— start DATA LINES —

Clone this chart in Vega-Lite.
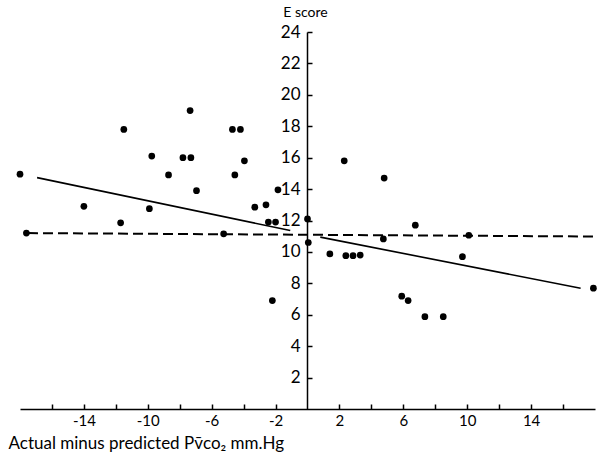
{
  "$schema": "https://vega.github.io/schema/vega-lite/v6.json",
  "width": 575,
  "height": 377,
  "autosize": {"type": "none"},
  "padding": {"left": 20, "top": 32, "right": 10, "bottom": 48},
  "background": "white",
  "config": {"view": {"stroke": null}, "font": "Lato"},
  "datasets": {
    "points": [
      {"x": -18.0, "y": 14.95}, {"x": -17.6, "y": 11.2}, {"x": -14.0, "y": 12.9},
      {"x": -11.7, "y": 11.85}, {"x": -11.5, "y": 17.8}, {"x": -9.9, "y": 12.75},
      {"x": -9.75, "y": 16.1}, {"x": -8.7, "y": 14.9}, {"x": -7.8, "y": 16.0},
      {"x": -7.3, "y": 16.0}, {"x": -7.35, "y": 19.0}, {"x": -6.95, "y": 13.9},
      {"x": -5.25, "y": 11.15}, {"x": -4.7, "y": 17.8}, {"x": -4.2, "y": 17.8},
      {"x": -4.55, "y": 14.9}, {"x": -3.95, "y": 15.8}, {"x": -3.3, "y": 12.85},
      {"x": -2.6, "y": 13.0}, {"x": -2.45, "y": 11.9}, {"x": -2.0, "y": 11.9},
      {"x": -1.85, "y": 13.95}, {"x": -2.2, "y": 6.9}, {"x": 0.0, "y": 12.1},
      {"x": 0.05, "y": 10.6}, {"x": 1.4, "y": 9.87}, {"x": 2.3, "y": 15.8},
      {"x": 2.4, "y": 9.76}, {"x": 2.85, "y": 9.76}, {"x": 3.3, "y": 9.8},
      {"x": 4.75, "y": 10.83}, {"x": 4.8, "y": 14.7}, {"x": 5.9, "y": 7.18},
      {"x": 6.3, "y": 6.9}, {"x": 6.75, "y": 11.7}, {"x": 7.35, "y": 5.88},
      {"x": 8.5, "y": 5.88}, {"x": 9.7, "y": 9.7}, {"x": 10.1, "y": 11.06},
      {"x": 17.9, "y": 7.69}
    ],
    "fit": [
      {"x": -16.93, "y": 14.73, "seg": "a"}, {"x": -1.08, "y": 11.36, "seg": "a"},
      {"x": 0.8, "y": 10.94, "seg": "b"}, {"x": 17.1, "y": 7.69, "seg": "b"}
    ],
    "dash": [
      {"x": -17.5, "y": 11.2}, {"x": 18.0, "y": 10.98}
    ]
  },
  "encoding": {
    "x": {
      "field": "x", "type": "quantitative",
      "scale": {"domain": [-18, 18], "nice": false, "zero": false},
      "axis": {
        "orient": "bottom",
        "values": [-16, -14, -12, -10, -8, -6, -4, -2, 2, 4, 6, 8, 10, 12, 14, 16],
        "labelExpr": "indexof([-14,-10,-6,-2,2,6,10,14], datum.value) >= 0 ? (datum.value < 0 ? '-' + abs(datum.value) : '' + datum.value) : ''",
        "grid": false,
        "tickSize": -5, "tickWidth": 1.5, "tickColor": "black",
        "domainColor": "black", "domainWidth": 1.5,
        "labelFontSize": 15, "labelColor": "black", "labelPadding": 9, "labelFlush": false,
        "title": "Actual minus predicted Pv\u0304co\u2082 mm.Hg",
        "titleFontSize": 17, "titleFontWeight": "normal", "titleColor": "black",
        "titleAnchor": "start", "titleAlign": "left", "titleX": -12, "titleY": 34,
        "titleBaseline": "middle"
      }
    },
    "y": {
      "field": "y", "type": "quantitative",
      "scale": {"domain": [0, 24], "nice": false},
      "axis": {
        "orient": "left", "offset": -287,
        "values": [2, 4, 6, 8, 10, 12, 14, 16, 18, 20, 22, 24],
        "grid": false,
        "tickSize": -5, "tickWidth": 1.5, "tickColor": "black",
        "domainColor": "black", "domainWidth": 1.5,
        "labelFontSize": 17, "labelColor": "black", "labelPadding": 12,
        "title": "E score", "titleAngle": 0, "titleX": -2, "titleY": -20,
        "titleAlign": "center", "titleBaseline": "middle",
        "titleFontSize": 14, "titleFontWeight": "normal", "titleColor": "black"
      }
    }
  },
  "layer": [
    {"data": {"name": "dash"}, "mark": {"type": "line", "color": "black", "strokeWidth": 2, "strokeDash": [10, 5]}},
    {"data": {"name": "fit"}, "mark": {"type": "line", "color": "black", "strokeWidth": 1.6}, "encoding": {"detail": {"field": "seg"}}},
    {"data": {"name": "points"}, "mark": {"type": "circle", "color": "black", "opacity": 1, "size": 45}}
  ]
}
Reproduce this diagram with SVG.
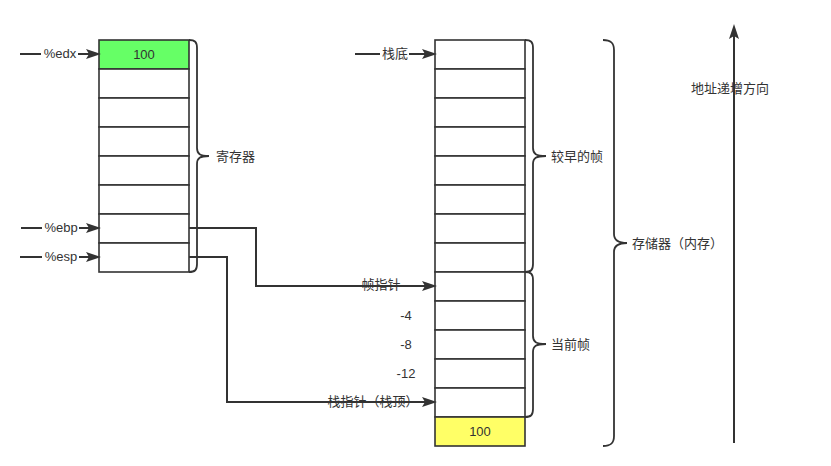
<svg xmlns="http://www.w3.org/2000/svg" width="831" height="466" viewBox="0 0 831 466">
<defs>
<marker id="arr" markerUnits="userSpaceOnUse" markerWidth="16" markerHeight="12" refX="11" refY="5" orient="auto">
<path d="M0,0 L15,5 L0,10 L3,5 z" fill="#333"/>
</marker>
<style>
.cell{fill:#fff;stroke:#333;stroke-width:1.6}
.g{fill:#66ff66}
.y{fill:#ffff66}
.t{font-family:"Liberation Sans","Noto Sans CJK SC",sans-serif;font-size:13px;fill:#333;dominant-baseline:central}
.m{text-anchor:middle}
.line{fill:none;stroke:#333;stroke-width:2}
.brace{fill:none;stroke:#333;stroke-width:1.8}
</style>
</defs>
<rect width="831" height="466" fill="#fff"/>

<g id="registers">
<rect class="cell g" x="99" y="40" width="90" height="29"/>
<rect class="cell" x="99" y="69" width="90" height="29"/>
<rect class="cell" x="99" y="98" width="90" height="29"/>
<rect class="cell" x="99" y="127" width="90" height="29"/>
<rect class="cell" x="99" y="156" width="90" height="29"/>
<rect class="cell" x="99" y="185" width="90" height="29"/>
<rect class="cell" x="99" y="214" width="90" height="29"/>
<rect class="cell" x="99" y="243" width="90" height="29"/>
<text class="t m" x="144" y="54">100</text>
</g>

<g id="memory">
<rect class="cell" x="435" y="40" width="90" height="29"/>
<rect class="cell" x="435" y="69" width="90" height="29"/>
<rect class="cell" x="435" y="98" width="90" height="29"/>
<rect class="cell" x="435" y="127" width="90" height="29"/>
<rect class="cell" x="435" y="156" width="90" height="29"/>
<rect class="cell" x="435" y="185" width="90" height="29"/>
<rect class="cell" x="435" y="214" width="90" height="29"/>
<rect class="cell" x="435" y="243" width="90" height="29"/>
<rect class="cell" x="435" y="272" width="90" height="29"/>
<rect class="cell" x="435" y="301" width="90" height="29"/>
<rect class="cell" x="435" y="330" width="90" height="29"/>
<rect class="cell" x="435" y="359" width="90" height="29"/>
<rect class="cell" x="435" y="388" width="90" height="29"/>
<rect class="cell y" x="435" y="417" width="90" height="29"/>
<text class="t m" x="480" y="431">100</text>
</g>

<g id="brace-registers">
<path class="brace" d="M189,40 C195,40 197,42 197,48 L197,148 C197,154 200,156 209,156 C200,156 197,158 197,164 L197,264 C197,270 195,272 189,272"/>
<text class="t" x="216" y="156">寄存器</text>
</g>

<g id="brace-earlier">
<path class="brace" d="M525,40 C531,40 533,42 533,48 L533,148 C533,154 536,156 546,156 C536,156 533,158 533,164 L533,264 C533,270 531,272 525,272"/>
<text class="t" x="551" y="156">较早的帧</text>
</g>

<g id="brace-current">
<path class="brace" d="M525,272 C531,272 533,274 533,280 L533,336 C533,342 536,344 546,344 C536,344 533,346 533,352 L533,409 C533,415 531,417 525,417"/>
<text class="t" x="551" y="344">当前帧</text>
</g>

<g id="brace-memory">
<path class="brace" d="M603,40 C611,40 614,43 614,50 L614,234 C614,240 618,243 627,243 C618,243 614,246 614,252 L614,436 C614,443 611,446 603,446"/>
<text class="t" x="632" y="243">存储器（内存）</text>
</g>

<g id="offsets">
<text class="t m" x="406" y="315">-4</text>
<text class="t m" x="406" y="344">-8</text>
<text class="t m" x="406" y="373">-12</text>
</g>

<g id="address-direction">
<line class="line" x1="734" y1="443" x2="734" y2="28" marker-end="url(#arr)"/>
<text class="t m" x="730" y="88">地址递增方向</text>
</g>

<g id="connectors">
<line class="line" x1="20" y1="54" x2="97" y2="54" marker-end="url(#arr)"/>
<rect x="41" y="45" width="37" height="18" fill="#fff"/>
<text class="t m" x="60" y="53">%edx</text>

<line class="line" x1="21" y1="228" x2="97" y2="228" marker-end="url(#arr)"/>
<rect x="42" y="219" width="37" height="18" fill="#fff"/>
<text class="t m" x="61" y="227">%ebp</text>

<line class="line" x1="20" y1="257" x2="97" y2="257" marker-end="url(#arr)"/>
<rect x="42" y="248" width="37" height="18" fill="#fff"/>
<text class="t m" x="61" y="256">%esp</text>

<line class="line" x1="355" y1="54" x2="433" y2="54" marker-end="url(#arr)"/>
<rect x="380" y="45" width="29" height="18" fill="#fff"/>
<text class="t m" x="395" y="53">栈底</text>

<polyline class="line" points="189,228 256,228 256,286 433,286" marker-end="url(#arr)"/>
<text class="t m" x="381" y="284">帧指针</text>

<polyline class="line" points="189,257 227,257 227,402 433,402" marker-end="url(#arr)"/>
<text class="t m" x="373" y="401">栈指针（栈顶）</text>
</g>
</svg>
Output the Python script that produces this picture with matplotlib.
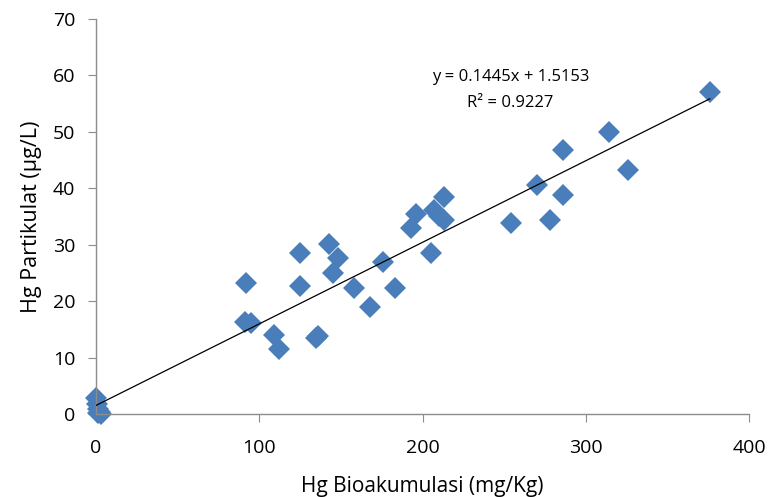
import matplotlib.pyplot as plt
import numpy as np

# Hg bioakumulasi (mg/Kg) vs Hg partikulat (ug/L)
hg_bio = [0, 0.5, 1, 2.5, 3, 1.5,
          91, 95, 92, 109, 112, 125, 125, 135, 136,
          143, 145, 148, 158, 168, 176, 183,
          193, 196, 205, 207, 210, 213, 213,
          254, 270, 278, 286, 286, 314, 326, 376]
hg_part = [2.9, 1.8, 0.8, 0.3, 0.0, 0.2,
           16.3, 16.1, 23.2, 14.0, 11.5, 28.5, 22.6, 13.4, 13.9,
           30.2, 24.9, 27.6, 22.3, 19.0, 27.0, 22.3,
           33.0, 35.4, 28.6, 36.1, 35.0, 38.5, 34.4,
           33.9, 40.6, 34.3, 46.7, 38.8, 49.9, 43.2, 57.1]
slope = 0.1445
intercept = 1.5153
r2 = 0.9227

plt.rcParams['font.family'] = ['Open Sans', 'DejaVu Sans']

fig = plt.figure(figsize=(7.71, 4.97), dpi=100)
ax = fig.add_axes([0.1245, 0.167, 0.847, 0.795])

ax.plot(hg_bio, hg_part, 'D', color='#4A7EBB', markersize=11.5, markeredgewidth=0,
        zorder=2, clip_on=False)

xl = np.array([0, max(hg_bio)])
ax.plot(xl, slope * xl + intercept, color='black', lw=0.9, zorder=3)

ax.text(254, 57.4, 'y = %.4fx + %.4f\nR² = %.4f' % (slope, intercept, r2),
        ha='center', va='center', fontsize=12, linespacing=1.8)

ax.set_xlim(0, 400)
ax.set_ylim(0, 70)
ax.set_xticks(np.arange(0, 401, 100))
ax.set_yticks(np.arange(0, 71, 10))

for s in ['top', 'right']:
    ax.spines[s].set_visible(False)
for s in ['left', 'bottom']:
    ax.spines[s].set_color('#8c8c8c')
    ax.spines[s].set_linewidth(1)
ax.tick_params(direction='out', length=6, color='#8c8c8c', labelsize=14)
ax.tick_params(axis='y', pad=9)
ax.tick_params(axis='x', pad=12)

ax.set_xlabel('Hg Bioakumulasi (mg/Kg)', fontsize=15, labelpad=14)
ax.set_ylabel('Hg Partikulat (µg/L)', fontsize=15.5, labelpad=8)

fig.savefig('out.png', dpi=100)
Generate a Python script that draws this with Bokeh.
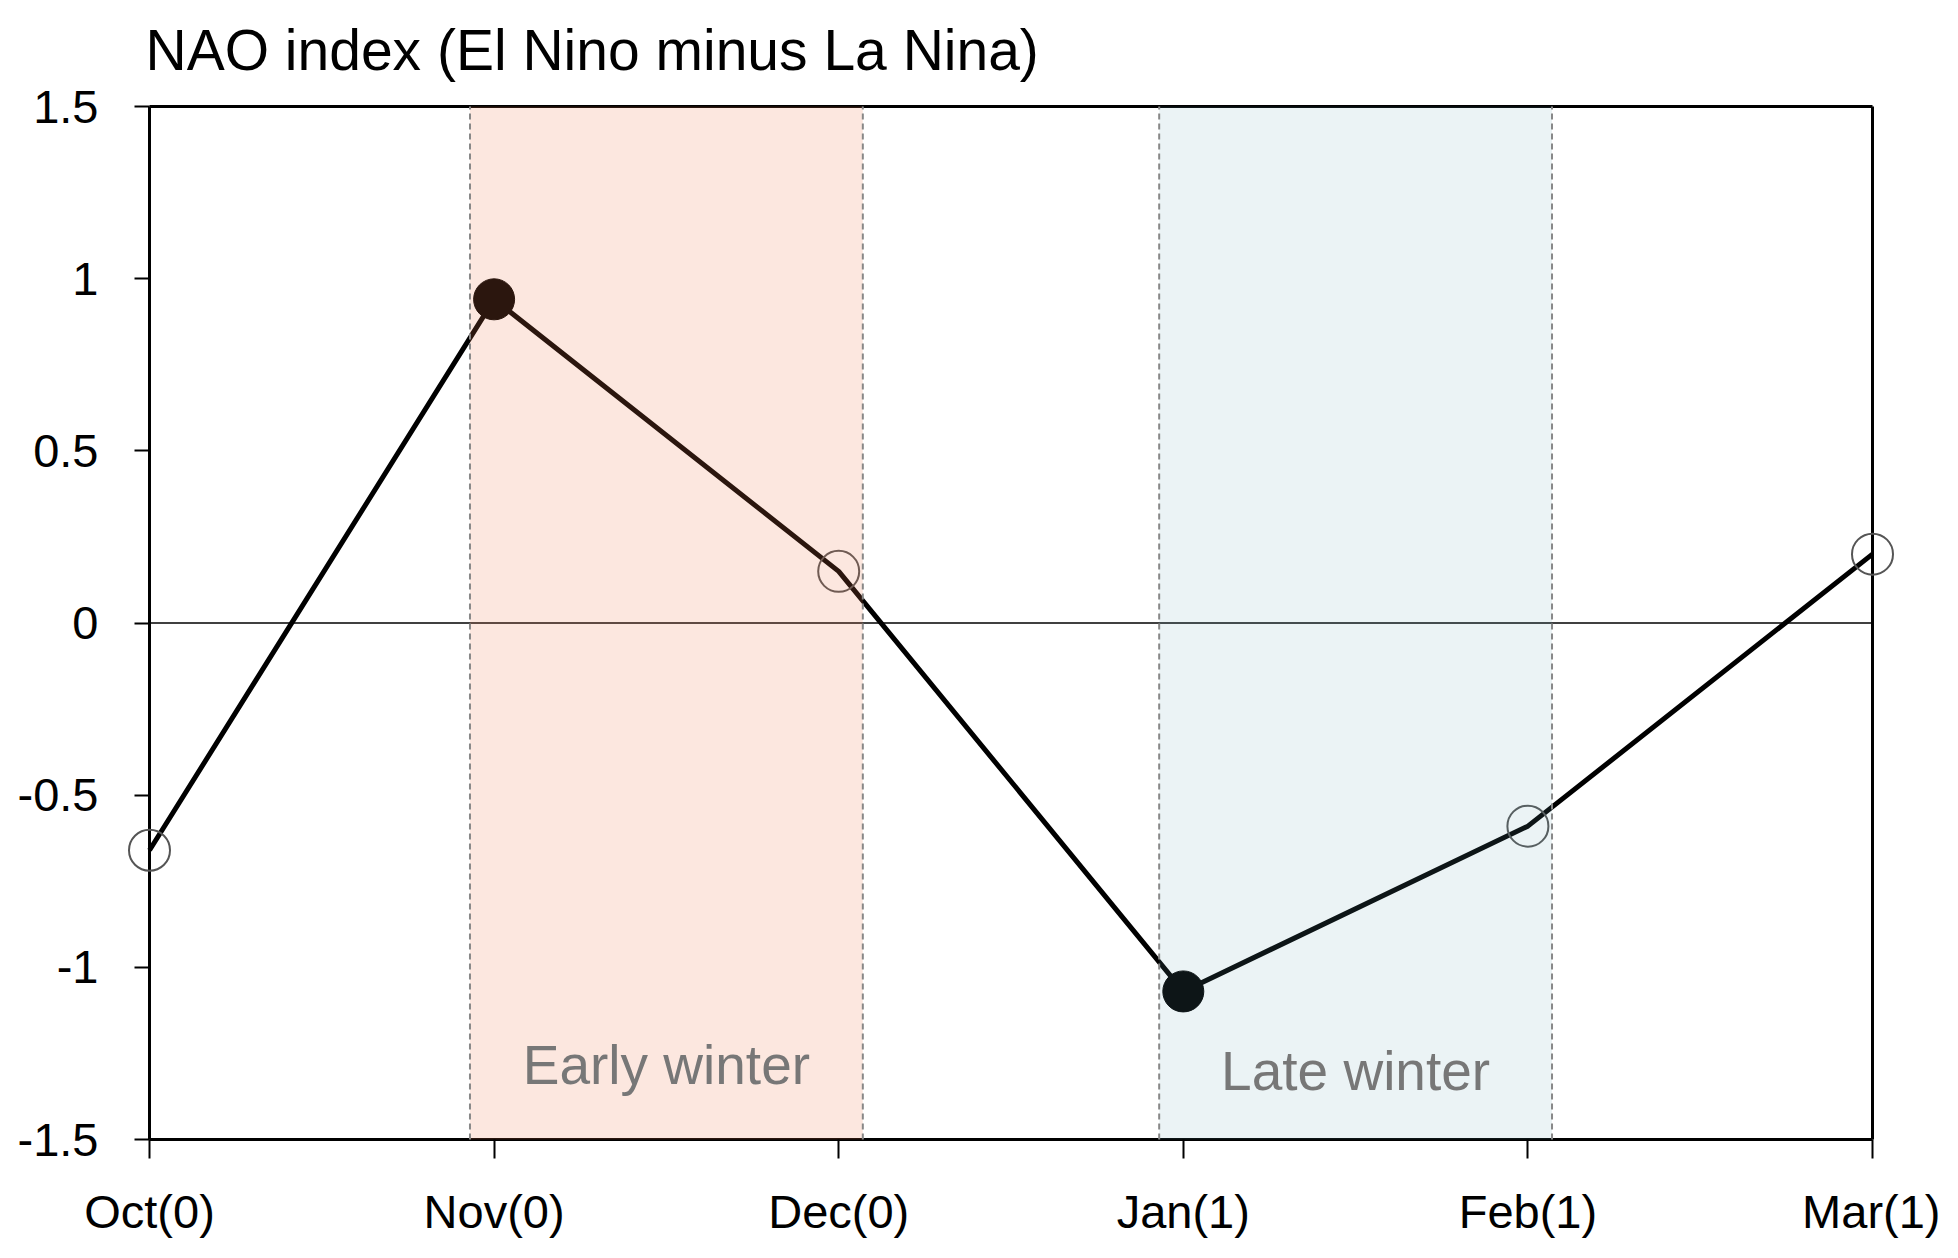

— end DATA LINES —

#### [AIM OF THE EXERCISE]
Write out word for word the lines above that run from the one with "Output the Python" to the one with "import numpy as np". Include both end lines; exclude the images.

#### [PROBLEM SOLUTION]
Output the Python script that produces this picture with matplotlib.
import matplotlib.pyplot as plt
import numpy as np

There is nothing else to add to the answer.